**Directions**
Identify the lines bearing the string "standalone" and gather them.

**Data rows**
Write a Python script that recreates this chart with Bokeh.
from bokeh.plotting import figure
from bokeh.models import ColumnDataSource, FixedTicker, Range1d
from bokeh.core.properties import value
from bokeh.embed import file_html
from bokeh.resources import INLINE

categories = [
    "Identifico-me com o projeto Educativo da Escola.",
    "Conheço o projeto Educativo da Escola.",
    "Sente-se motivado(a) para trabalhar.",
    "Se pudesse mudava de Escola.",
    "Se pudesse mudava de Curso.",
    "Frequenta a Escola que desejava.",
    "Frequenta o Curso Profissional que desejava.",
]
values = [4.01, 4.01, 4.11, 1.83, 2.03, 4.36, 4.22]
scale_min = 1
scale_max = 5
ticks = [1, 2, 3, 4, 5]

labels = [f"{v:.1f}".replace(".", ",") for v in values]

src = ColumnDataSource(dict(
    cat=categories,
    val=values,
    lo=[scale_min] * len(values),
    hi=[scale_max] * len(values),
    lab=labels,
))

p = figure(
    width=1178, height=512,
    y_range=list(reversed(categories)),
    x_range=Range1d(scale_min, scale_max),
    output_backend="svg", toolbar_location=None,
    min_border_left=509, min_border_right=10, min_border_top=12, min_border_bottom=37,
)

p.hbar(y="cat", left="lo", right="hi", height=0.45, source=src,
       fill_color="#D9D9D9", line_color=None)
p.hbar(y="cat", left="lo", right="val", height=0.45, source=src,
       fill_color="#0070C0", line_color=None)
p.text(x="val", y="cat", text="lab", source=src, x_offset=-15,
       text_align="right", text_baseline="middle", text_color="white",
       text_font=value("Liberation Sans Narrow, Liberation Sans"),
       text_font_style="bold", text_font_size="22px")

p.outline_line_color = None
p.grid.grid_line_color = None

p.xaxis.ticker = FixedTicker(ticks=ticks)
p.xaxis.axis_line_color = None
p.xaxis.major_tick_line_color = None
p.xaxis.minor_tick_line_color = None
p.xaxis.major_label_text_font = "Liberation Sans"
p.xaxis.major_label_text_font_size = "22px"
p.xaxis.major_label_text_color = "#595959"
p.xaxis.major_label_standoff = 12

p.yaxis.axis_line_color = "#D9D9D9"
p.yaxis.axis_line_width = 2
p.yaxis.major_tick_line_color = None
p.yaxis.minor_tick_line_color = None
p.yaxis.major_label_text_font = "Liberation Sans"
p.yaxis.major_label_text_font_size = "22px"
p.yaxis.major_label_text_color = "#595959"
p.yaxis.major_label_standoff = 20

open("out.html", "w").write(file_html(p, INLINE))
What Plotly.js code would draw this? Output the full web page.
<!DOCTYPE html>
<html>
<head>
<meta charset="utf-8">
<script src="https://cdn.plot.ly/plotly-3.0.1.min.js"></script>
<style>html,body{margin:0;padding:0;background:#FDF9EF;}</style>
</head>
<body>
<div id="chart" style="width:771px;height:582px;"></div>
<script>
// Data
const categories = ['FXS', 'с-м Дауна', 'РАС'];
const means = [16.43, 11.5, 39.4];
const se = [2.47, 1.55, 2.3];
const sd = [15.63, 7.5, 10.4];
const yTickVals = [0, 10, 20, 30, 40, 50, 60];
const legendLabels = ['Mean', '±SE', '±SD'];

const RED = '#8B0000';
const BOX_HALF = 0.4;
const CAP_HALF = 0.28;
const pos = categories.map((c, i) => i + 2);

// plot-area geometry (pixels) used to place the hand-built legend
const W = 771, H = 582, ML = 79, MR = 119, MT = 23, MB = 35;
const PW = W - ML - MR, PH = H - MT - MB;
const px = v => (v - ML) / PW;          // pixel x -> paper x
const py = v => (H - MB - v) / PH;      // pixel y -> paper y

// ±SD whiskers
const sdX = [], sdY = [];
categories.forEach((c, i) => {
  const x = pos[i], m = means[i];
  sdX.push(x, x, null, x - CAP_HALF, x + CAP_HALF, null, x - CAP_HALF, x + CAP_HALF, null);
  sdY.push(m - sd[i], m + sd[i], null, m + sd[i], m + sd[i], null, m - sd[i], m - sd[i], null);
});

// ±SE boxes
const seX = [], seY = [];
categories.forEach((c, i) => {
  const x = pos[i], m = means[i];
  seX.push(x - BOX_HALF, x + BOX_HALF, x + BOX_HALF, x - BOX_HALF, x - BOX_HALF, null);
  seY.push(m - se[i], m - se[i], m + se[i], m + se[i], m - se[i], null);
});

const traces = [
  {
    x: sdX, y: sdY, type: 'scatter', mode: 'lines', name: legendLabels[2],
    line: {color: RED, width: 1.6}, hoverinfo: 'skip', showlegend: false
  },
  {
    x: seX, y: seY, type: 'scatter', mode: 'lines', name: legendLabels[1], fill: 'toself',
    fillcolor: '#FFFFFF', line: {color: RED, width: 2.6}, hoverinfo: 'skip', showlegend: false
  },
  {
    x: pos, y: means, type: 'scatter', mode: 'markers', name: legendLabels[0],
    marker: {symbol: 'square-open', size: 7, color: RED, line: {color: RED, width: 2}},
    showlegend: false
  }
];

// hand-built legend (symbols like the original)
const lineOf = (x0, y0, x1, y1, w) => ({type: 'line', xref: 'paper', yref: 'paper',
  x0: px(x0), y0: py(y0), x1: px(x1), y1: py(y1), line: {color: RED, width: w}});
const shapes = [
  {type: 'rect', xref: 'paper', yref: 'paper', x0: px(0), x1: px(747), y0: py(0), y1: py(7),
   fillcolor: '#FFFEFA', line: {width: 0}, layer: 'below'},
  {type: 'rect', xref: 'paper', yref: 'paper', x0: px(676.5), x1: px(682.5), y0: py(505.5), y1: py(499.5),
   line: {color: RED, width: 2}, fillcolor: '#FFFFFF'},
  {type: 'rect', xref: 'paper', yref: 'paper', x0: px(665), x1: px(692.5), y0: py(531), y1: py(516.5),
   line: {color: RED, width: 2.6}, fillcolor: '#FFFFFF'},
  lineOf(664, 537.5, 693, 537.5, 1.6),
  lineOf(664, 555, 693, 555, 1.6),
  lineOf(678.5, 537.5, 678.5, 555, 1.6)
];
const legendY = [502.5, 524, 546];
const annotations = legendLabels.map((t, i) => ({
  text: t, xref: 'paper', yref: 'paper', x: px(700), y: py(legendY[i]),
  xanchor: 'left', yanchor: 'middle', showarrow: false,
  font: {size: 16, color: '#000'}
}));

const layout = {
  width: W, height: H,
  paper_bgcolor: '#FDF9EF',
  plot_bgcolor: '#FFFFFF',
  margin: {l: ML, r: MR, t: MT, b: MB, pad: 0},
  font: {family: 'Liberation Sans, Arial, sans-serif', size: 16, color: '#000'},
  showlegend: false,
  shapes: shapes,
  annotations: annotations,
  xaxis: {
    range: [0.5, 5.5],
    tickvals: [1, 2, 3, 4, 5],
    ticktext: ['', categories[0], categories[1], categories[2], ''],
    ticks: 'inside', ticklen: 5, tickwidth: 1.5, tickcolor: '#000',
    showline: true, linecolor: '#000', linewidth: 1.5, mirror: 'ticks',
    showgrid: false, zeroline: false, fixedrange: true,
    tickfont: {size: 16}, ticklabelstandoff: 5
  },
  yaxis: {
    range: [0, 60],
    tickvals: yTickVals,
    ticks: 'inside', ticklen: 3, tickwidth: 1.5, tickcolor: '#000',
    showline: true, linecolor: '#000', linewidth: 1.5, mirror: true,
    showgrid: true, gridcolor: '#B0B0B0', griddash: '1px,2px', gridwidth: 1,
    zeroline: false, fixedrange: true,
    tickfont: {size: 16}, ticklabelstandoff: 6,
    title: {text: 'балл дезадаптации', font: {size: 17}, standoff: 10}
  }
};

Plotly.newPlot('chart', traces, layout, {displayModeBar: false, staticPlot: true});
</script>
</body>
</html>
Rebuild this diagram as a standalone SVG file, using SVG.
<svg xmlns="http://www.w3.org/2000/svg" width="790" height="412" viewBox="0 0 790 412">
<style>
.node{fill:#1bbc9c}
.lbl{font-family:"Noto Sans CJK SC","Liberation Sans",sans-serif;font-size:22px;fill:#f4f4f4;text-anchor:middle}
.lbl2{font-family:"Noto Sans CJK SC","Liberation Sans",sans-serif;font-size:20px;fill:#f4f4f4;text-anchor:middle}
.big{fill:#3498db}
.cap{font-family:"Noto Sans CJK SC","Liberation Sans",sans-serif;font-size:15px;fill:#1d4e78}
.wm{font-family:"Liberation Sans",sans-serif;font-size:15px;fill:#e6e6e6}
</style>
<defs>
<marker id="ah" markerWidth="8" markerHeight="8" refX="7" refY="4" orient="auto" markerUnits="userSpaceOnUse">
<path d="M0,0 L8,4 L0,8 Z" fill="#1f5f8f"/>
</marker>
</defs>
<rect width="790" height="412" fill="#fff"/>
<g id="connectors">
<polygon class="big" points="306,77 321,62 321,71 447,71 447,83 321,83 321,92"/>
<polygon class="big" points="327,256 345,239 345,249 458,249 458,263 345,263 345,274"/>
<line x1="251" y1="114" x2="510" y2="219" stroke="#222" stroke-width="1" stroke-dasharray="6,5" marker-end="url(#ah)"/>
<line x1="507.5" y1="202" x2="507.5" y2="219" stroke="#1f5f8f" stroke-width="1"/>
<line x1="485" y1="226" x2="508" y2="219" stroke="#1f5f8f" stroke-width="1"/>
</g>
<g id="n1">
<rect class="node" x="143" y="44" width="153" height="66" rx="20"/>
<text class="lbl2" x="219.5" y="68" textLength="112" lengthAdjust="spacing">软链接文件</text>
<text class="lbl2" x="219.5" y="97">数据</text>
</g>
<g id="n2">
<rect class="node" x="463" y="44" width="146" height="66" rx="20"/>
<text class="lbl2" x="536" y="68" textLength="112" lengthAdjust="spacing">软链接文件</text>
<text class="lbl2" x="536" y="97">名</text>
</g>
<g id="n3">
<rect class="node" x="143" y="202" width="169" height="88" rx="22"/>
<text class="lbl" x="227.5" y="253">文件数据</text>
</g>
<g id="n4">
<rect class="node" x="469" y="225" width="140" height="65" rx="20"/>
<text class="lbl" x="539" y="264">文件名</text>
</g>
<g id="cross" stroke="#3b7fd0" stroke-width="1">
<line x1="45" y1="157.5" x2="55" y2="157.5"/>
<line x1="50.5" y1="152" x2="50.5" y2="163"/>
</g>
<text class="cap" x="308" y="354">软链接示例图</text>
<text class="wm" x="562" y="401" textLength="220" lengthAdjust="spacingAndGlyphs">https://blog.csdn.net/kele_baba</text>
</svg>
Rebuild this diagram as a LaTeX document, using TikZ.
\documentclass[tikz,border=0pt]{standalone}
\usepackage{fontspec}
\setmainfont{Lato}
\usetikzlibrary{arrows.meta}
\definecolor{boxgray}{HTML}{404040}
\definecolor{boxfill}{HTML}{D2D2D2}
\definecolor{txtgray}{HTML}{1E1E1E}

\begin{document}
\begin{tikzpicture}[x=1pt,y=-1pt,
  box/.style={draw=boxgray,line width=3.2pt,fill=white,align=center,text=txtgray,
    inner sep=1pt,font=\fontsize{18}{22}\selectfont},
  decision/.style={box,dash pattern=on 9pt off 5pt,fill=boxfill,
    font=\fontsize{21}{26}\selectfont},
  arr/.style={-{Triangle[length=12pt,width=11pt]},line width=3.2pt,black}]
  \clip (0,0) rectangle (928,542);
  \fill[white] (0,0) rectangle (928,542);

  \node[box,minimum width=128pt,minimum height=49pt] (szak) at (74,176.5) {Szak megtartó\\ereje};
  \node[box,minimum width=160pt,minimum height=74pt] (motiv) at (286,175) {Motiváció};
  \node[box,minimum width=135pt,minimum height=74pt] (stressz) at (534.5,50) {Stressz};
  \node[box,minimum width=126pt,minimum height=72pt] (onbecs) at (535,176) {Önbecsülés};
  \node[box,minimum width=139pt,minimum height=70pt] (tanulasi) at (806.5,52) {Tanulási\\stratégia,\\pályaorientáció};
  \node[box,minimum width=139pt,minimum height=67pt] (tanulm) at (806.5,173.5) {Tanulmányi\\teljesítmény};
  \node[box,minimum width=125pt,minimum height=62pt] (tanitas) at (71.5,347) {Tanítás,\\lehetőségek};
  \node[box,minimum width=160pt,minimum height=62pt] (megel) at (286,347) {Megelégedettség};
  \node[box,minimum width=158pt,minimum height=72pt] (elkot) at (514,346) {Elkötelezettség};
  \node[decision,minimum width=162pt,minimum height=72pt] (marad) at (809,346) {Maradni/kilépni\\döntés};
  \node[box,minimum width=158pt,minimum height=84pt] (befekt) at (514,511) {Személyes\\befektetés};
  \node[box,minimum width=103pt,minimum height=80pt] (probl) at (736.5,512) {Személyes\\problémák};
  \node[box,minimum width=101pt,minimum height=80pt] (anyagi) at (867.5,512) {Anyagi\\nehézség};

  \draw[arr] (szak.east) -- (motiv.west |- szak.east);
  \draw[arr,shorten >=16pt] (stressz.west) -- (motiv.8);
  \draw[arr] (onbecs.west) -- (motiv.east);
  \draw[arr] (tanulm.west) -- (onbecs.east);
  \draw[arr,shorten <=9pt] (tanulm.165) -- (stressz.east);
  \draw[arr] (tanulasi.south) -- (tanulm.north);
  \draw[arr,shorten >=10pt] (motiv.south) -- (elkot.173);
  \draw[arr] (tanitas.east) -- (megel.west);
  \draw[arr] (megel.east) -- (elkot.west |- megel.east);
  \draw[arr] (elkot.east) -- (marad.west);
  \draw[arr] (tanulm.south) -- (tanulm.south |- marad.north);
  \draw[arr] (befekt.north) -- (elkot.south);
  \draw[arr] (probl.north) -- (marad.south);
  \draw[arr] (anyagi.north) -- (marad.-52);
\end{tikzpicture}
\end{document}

**Completed exercise**
Rebuild this diagram as a standalone SVG file, using SVG.
\documentclass[tikz,border=0pt]{standalone}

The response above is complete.